Exercise brief: Take the lines of the data below from the very first through the line containing "- margin.bottom, margin.top]);" and output them exactly, pictures excluded.

==== Data block

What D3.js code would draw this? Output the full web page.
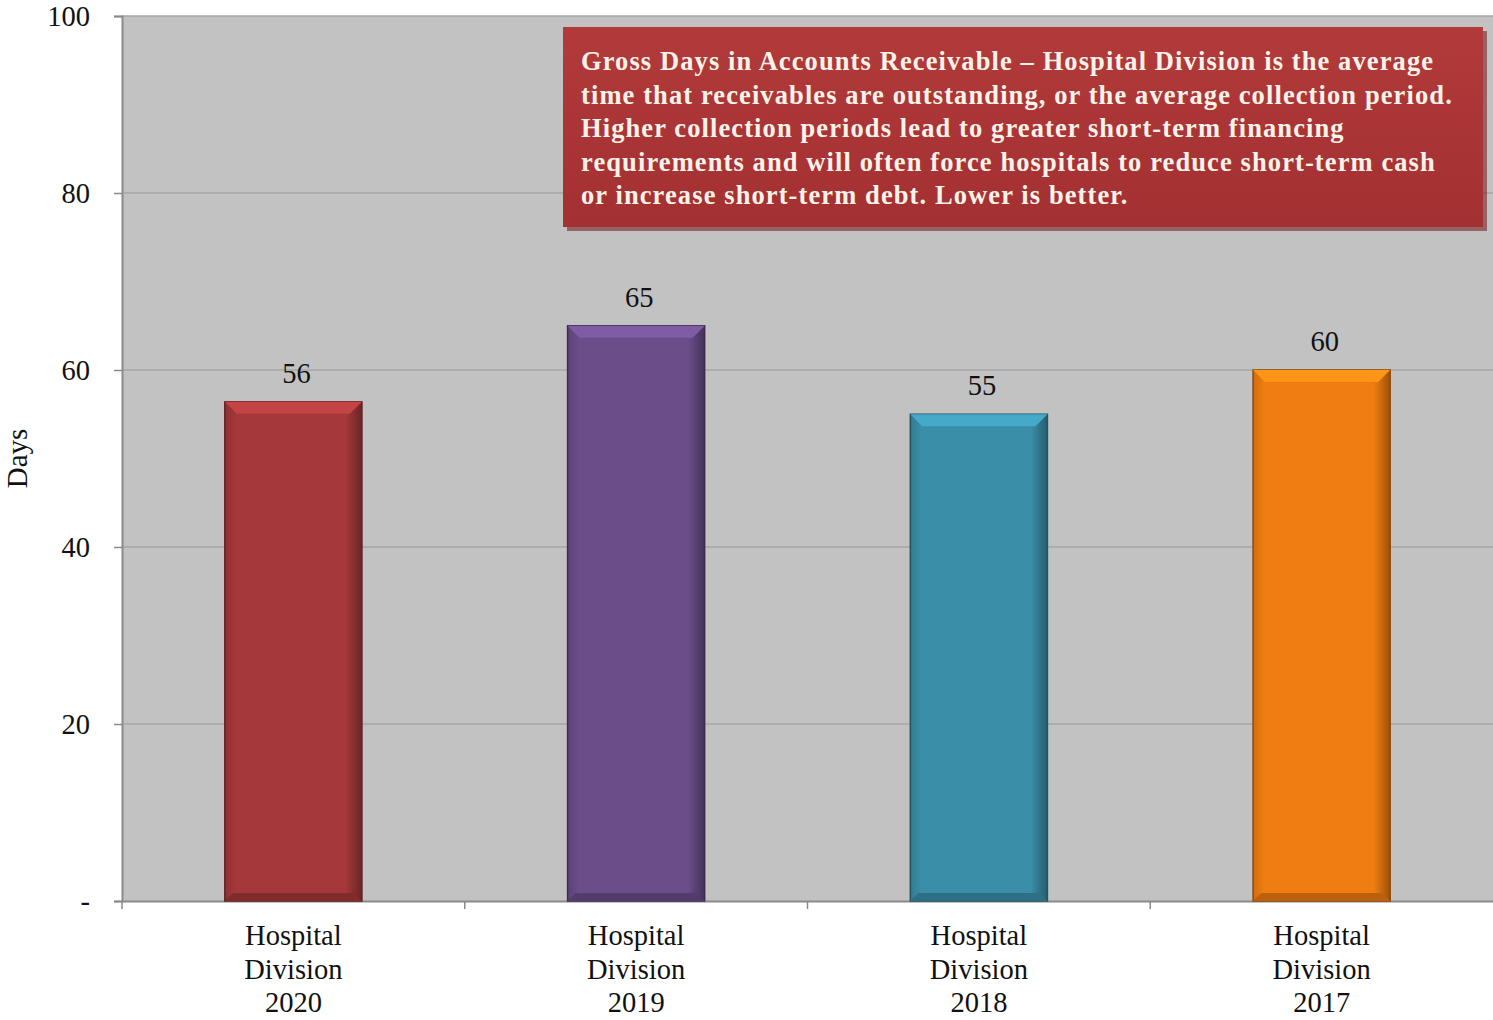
<!DOCTYPE html>
<head>
  <meta charset="utf-8">
  <script src="https://cdn.jsdelivr.net/npm/d3@7"></script>
  <style>
    body { margin: 0; background: white; }
    text { font-family: "Liberation Serif", "Times New Roman", serif; }
  </style>
</head>
<body>
  <div id="chart"></div>
  <script>

  // data
  var categories = ["Hospital Division 2020", "Hospital Division 2019", "Hospital Division 2018", "Hospital Division 2017"];
  var days = [56.4, 65.0, 55.0, 60.0];
  var dayLabels = ["56", "65", "55", "60"];
  var barColors = ["#a4383a", "#6a4d89", "#3a8ea8", "#f07d12"];
  var yTicks = [0, 20, 40, 60, 80, 100];
  var yTickLabels = ["-", "20", "40", "60", "80", "100"];
  var noteLines = [
    "Gross Days in Accounts Receivable \u2013 Hospital Division is the average",
    "time that receivables are outstanding, or the average collection period.",
    "Higher collection periods lead to greater short-term financing",
    "requirements and will often force hospitals to reduce short-term cash",
    "or increase short-term debt. Lower is better."
  ];

  var width = 1493, height = 1020;
  var margin = {top: 16, right: 0, bottom: 119, left: 122};

  var svg = d3.select("#chart").append("svg")
    .attr("width", width)
    .attr("height", height);

  var x = d3.scaleBand()
    .domain(categories)
    .range([margin.left, width - margin.right])
    .paddingInner(0.6)
    .paddingOuter(0.3);

  var y = d3.scaleLinear()
    .domain([0, 100])
    .range([height - margin.bottom, margin.top]);

  var defs = svg.append("defs");
  barColors.forEach(function(c, i) {
    var g = defs.append("linearGradient")
      .attr("id", "bar" + i)
      .attr("x1", 0).attr("x2", 1).attr("y1", 0).attr("y2", 0);
    g.append("stop").attr("offset", "0%").attr("stop-color", d3.color(c).darker(0.4));
    g.append("stop").attr("offset", "8%").attr("stop-color", c);
    g.append("stop").attr("offset", "88%").attr("stop-color", c);
    g.append("stop").attr("offset", "100%").attr("stop-color", d3.color(c).darker(1.2));
  });
  var ng = defs.append("linearGradient")
    .attr("id", "noteFill")
    .attr("x1", 0).attr("x2", 0).attr("y1", 0).attr("y2", 1);
  ng.append("stop").attr("offset", "0%").attr("stop-color", "#b23a3a");
  ng.append("stop").attr("offset", "100%").attr("stop-color", "#a33032");

  // plot background
  svg.append("rect")
    .attr("x", margin.left)
    .attr("y", margin.top)
    .attr("width", width - margin.right - margin.left)
    .attr("height", y(0) - margin.top)
    .style("fill", "#c2c2c2");

  // gridlines
  svg.append("g").selectAll("line")
    .data(yTicks.filter(function(d) { return d > 0; }))
    .enter().append("line")
    .attr("x1", margin.left)
    .attr("x2", width - margin.right)
    .attr("y1", function(d) { return y(d); })
    .attr("y2", function(d) { return y(d); })
    .style("stroke", "#a6a6a6")
    .style("stroke-width", 1.5);

  // y axis
  var yAxis = svg.append("g")
    .attr("transform", "translate(" + margin.left + ",0)")
    .call(d3.axisLeft(y).tickValues(yTicks).tickSize(8).tickPadding(24)
      .tickFormat(function(d, i) { return yTickLabels[i]; }));
  yAxis.select(".domain").style("stroke", "#8a8a8a").style("stroke-width", 2);
  yAxis.selectAll(".tick line").style("stroke", "#8a8a8a").style("stroke-width", 1.5);
  yAxis.selectAll("text")
    .style("font-family", "Liberation Serif")
    .style("font-size", "28.5px")
    .style("fill", "#111");

  // x axis
  var xAxis = svg.append("g")
    .attr("transform", "translate(0," + y(0) + ")")
    .call(d3.axisBottom(x).tickSize(0).tickFormat(""));
  xAxis.select(".domain").style("stroke", "#8a8a8a").style("stroke-width", 2);

  var step = x.step();
  svg.append("g").selectAll("line")
    .data(categories)
    .enter().append("line")
    .attr("x1", function(d) { return x(d) + x.bandwidth() / 2 - step / 2; })
    .attr("x2", function(d) { return x(d) + x.bandwidth() / 2 - step / 2; })
    .attr("y1", y(0))
    .attr("y2", y(0) + 8)
    .style("stroke", "#8a8a8a")
    .style("stroke-width", 1.5);

  var catLabels = svg.append("g").selectAll("text")
    .data(categories)
    .enter().append("text")
    .attr("text-anchor", "middle")
    .style("font-size", "28.5px")
    .style("fill", "#111");
  catLabels.each(function(d) {
    var words = ["Hospital", "Division", d.split(" ")[2]];
    var t = d3.select(this);
    words.forEach(function(w, j) {
      t.append("tspan")
        .attr("x", x(d) + x.bandwidth() / 2)
        .attr("y", y(0) + 44 + j * 33.5)
        .text(w);
    });
  });

  // y title
  svg.append("text")
    .attr("transform", "translate(27," + y(50) + ") rotate(-90)")
    .attr("text-anchor", "middle")
    .style("font-size", "29px")
    .style("fill", "#111")
    .text("Days");

  // bars
  var bars = svg.append("g").selectAll("g")
    .data(days)
    .enter().append("g");

  bars.append("rect")
    .attr("x", function(d, i) { return x(categories[i]); })
    .attr("y", function(d) { return y(d); })
    .attr("width", x.bandwidth())
    .attr("height", function(d) { return y(0) - y(d); })
    .style("fill", function(d, i) { return "url(#bar" + i + ")"; })
    .style("stroke", function(d, i) { return d3.color(barColors[i]).darker(1.5); })
    .style("stroke-width", 1.5);

  // bevel highlight at the top
  bars.append("path")
    .attr("d", function(d, i) {
      var x0 = x(categories[i]), x1 = x0 + x.bandwidth(), t = y(d), b = 12;
      return "M" + x0 + "," + t + "L" + x1 + "," + t + "L" + (x1 - b) + "," + (t + b) +
        "L" + (x0 + b) + "," + (t + b) + "Z";
    })
    .style("fill", function(d, i) { return d3.color(barColors[i]).brighter(0.5); });

  // bottom shading
  bars.append("path")
    .attr("d", function(d, i) {
      var x0 = x(categories[i]), x1 = x0 + x.bandwidth(), bt = y(0), b = 8;
      return "M" + x0 + "," + bt + "L" + x1 + "," + bt + "L" + (x1 - b) + "," + (bt - b) +
        "L" + (x0 + b) + "," + (bt - b) + "Z";
    })
    .style("fill", function(d, i) { return d3.color(barColors[i]).darker(0.7); });

  bars.append("text")
    .attr("x", function(d, i) { return x(categories[i]) + x.bandwidth() / 2 + 3; })
    .attr("y", function(d) { return y(d) - 19; })
    .attr("text-anchor", "middle")
    .style("font-size", "28.5px")
    .style("fill", "#111")
    .text(function(d, i) { return dayLabels[i]; });

  // note box
  svg.append("rect")
    .attr("x", 567).attr("y", 31)
    .attr("width", 920).attr("height", 200)
    .style("fill", "#7a2224")
    .style("opacity", 0.6);
  svg.append("rect")
    .attr("x", 563).attr("y", 27)
    .attr("width", 920).attr("height", 200)
    .style("fill", "url(#noteFill)");

  svg.append("g").selectAll("text")
    .data(noteLines)
    .enter().append("text")
    .attr("x", 581)
    .attr("y", function(d, i) { return 70 + i * 33.5; })
    .style("font-size", "26.5px")
    .style("font-weight", "bold")
    .style("letter-spacing", "1.1px")
    .style("fill", "#fbf3ea")
    .text(function(d) { return d; });

  </script>
</body>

========

Right answer:
What D3.js code would draw this? Output the full web page.
<!DOCTYPE html>
<head>
  <meta charset="utf-8">
  <script src="https://cdn.jsdelivr.net/npm/d3@7"></script>
  <style>
    body { margin: 0; background: white; }
    text { font-family: "Liberation Serif", "Times New Roman", serif; }
  </style>
</head>
<body>
  <div id="chart"></div>
  <script>

  // data
  var categories = ["Hospital Division 2020", "Hospital Division 2019", "Hospital Division 2018", "Hospital Division 2017"];
  var days = [56.4, 65.0, 55.0, 60.0];
  var dayLabels = ["56", "65", "55", "60"];
  var barColors = ["#a4383a", "#6a4d89", "#3a8ea8", "#f07d12"];
  var yTicks = [0, 20, 40, 60, 80, 100];
  var yTickLabels = ["-", "20", "40", "60", "80", "100"];
  var noteLines = [
    "Gross Days in Accounts Receivable \u2013 Hospital Division is the average",
    "time that receivables are outstanding, or the average collection period.",
    "Higher collection periods lead to greater short-term financing",
    "requirements and will often force hospitals to reduce short-term cash",
    "or increase short-term debt. Lower is better."
  ];

  var width = 1493, height = 1020;
  var margin = {top: 16, right: 0, bottom: 119, left: 122};

  var svg = d3.select("#chart").append("svg")
    .attr("width", width)
    .attr("height", height);

  var x = d3.scaleBand()
    .domain(categories)
    .range([margin.left, width - margin.right])
    .paddingInner(0.6)
    .paddingOuter(0.3);

  var y = d3.scaleLinear()
    .domain([0, 100])
    .range([height - margin.bottom, margin.top]);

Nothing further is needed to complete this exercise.